Myślę, że „napięcie” to niedopowiedzenie. W dzisiejszej Polsce grupy mniejszościowe są aktywnie atakowane i dehumanizowane, żyją w zagrożeniu. Zgodnie z rzymską zasadą „dziel i rządź” obecny rząd nastawia jedną grupę mniejszościową po drugiej przeciwko sobie nawzajem i narusza ich prawa. Zaczęło się od osób nieheteronormatywnych, potem przyszła kolej na aktywistów oraz kobiety. Ostatnio byliśmy świadkami ataku na kulturę mniejszości niemieckiej. Granica tolerancji dla dyskryminacji jest stale przesuwana, a jako Żyd jestem bardzo wrażliwy na najmniejsze przesunięcie tej granicy.

Przez dziesiątki lat Śląsk był regionem charakteryzującym się różnorodnością kulturową. Czy taka różnorodność jest dla niektórych solą w oku? Jak to widzisz?
Prawda jest taka, że rządzący nie są zainteresowani prawdziwą różnorodnością, a jedynie tą powierzchowną, akceptowalną. Nie interesuje ich głos polskich Żydów, ich potrzeby i sygnały o narastającym antysemityzmie, a jedynie podtrzymywanie fałszywego obrazu Polski jako historycznego raju dla Żydów. Jak już mówiłem, inność w dzisiejszej Polsce nie jest pod ochroną, lecz w niebezpieczeństwie.

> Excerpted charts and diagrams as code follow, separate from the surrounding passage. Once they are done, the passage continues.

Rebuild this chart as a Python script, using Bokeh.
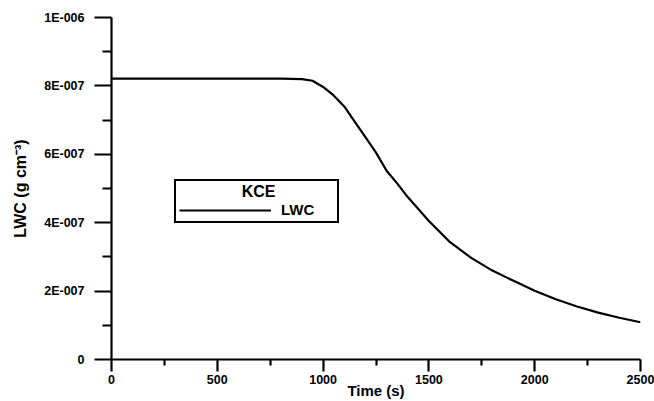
from bokeh.plotting import figure
from bokeh.models import FixedTicker, Legend, LegendItem, ColumnDataSource
from bokeh.core.properties import value
from bokeh.embed import file_html
from bokeh.resources import INLINE

# Data
time_s = [0, 800, 900, 950, 1000, 1050, 1100, 1150, 1200, 1250, 1300, 1350, 1400,
          1450, 1500, 1600, 1700, 1800, 1900, 2000, 2100, 2200, 2300, 2400, 2500]
lwc = [8.21e-7, 8.21e-7, 8.20e-7, 8.15e-7, 7.97e-7, 7.72e-7, 7.40e-7, 6.95e-7,
       6.50e-7, 6.05e-7, 5.52e-7, 5.15e-7, 4.75e-7, 4.40e-7, 4.05e-7, 3.43e-7,
       2.97e-7, 2.60e-7, 2.30e-7, 2.01e-7, 1.76e-7, 1.55e-7, 1.37e-7, 1.22e-7, 1.09e-7]

x_ticks = [0, 500, 1000, 1500, 2000, 2500]
x_minor = [250, 750, 1250, 1750, 2250]
y_ticks = [0, 2e-7, 4e-7, 6e-7, 8e-7, 1e-6]
y_minor = [1e-7, 3e-7, 5e-7, 7e-7, 9e-7]
y_tick_labels = ["0", "2E-007", "4E-007", "6E-007", "8E-007", "1E-006"]

x_title = "Time (s)"
y_title = "LWC (g cm\u207b\u00b3)"
legend_title = "KCE"
series_name = "LWC"

FONT = "Liberation Sans"

p = figure(width=654, height=401, output_backend="svg", toolbar_location=None,
           x_range=(0, 2500), y_range=(0, 1e-6),
           min_border_left=111, min_border_right=14, min_border_top=17, min_border_bottom=42)
p.outline_line_color = None
p.xgrid.visible = False
p.ygrid.visible = False
p.background_fill_color = "white"
p.border_fill_color = "white"

r = p.line(time_s, lwc, line_color="black", line_width=2.2)

for ax in (p.xaxis[0], p.yaxis[0]):
    ax.axis_line_color = "black"
    ax.major_tick_line_color = "black"
    ax.minor_tick_line_color = "black"
    ax.axis_line_width = 2.2
    ax.major_tick_line_width = 2.2
    ax.minor_tick_line_width = 2.2
    ax.major_tick_in = 0
    ax.minor_tick_in = 0
    ax.major_label_text_font = FONT
    ax.major_label_text_font_style = "bold"
    ax.major_label_text_font_size = "12.5px"
    ax.major_label_text_color = "black"
    ax.axis_label_text_font = FONT
    ax.axis_label_text_font_style = "bold"
    ax.axis_label_text_color = "black"

xa = p.xaxis[0]
xa.ticker = FixedTicker(ticks=x_ticks, minor_ticks=x_minor)
xa.major_tick_out = 12
xa.minor_tick_out = 6
xa.major_label_standoff = 3
xa.axis_label = x_title
xa.axis_label_text_font_size = "15px"
xa.axis_label_standoff = -5

ya = p.yaxis[0]
ya.ticker = FixedTicker(ticks=y_ticks, minor_ticks=y_minor)
ya.major_label_overrides = {t: l for t, l in zip(y_ticks, y_tick_labels)}
ya.major_tick_out = 17
ya.minor_tick_out = 9
ya.major_label_standoff = 10
ya.axis_label = y_title
ya.axis_label_text_font_size = "16px"
ya.axis_label_standoff = 12

legend = Legend(items=[LegendItem(label=series_name, renderers=[r])],
                location=(63, 136), title=legend_title)
legend.title_text_alpha = 0
legend.title_text_font_size = "15px"
legend.title_standoff = 0
legend.label_text_font = FONT
legend.label_text_font_style = "bold"
legend.label_text_font_size = "15px"
legend.label_text_color = "black"
legend.border_line_color = "black"
legend.border_line_alpha = 1
legend.border_line_width = 2
legend.glyph_width = 92
legend.glyph_height = 14
legend.label_standoff = 10
legend.label_width = 53
legend.padding = 3
legend.spacing = 0
legend.margin = 0
legend.background_fill_alpha = 0
p.add_layout(legend, "center")

# Centred legend title drawn as a text glyph inside the legend box
title_src = ColumnDataSource(dict(x=[695], y=[4.91e-7], t=[legend_title]))
tr = p.text(x="x", y="y", text="t", source=title_src,
            text_font=value(FONT), text_font_style="bold", text_font_size="16px",
            text_color="black", text_align="center", text_baseline="middle")
tr.level = "overlay"

open("out.html", "w").write(file_html(p, INLINE))
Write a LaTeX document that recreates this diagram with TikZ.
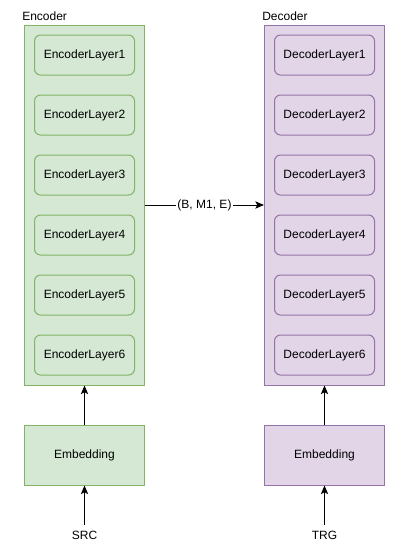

Czy jako młody człowiek uważasz, że ważne jest, aby mówić o różnorodności, tożsamości, ale także o przeszłości, historii? Może nie tylko w kontekście historii judaizmu, ale w ogóle.
Tak, oczywiście! Historia jest wielkim nauczycielem i inspiratorem. Pozwala nam dostrzec wzorce i analogie, ale także wyłamać się ze schematów. Bez historii Żydzi prawdopodobnie nigdy nie przeżyliby zadanych im tragedii. Tylko historia zdołała ich tak skutecznie zjednoczyć i sprawić, że zaczęli marzyć o lepszej przyszłości.